Tesla’s Model S is a large and heavy car at more than 4,600 lbs, and while it is deceptively quick at low speeds, at higher speeds you definitely feel the mass in the car’s inability to continue accelerating or change directions quickly, at least compared to something like a Corvette or Cayman. The size of the Model S does have its benefits as well. It is blessed with vast amounts of useful space. There’s a large front trunk, or “frunk” as Tesla calls it, with 5.3 cubic feet of space, and a large trunk under the rear hatch. With the rear seats folded, the Model S has around 58 cu ft of storage space if the rear seats are flipped down. Interestingly enough, the lack of an engine (in the front OR rear) allows more “crush space” in crashes. Combined with excellent design and engineering, this has given Tesla the best crash test result the US government has ever measured.
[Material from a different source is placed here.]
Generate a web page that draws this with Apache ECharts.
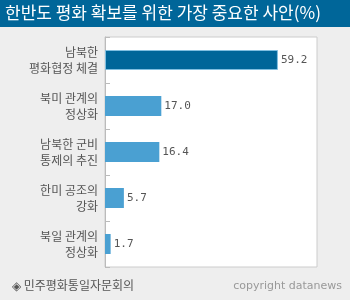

But for me, this is not a car that works best at high speed, even ignoring the range limitations exacerbated by high-speed travel. At those speeds the car still works well, but its limits are closer. The Model S truly comes into its own at slower speeds when surrounded by moderate traffic. Considering the combination of instant performance, great visibility, comfort and an array of entertainment at your fingertips, I would be very hard pressed to name a better car for the daily grind if your commute includes stop-and-go traffic. In these circumstances, the Model S is unsurpassed.
Would I buy one, knowing the limitations, and the unproven history, as well as the mystery of depreciation of such a uniquely different car? Yes. But…for me, it could not be an only car.
This goes back to the reason ICE cars beat out electric cars a hundred years ago. Today, I can get in my car and drive across the country, stopping for gas and bathroom breaks that last as long as I want them to…not as long as I need them to. I can also drive on any road in any direction knowing that somewhere along the way will be another gas station.
In the Model S, like any other electric car, you cannot charge the car anywhere near as fast as you can fill a gas tank. That means even with Superchargers (Tesla’s quick charge stations) Tesla drivers must plan their trips around where they can “fill up” and on how long they will be at those stops. Not because they want to be, but because they need to be.
All in all, in this writer’s opinion, the Model S is the best, most significant car in decades. Yes, it can be charged at home and is as clean as your local electric utility. But it’s a great car even ignoring that.
Chevy’s Volt has won lots of awards. The Prius is a brilliant and efficient solution to maximize fuel economy. But the Volt and the Prius, as well as various diesels, show the sacrifice and compromise their owners make to be efficient and to suffer the consequences. While range increases, performance decreases. The Model S? Not so much. Not to belittle the Volt and Prius, but I’ve driven them, and they are the Dan Quales of autodom, not the JFKs.
The Tesla Model S is a great car, first, which happens to use batteries to store energy.
Spend money. Save the world. Have fun and don’t compromise. Not a bad set of ideas, all in all.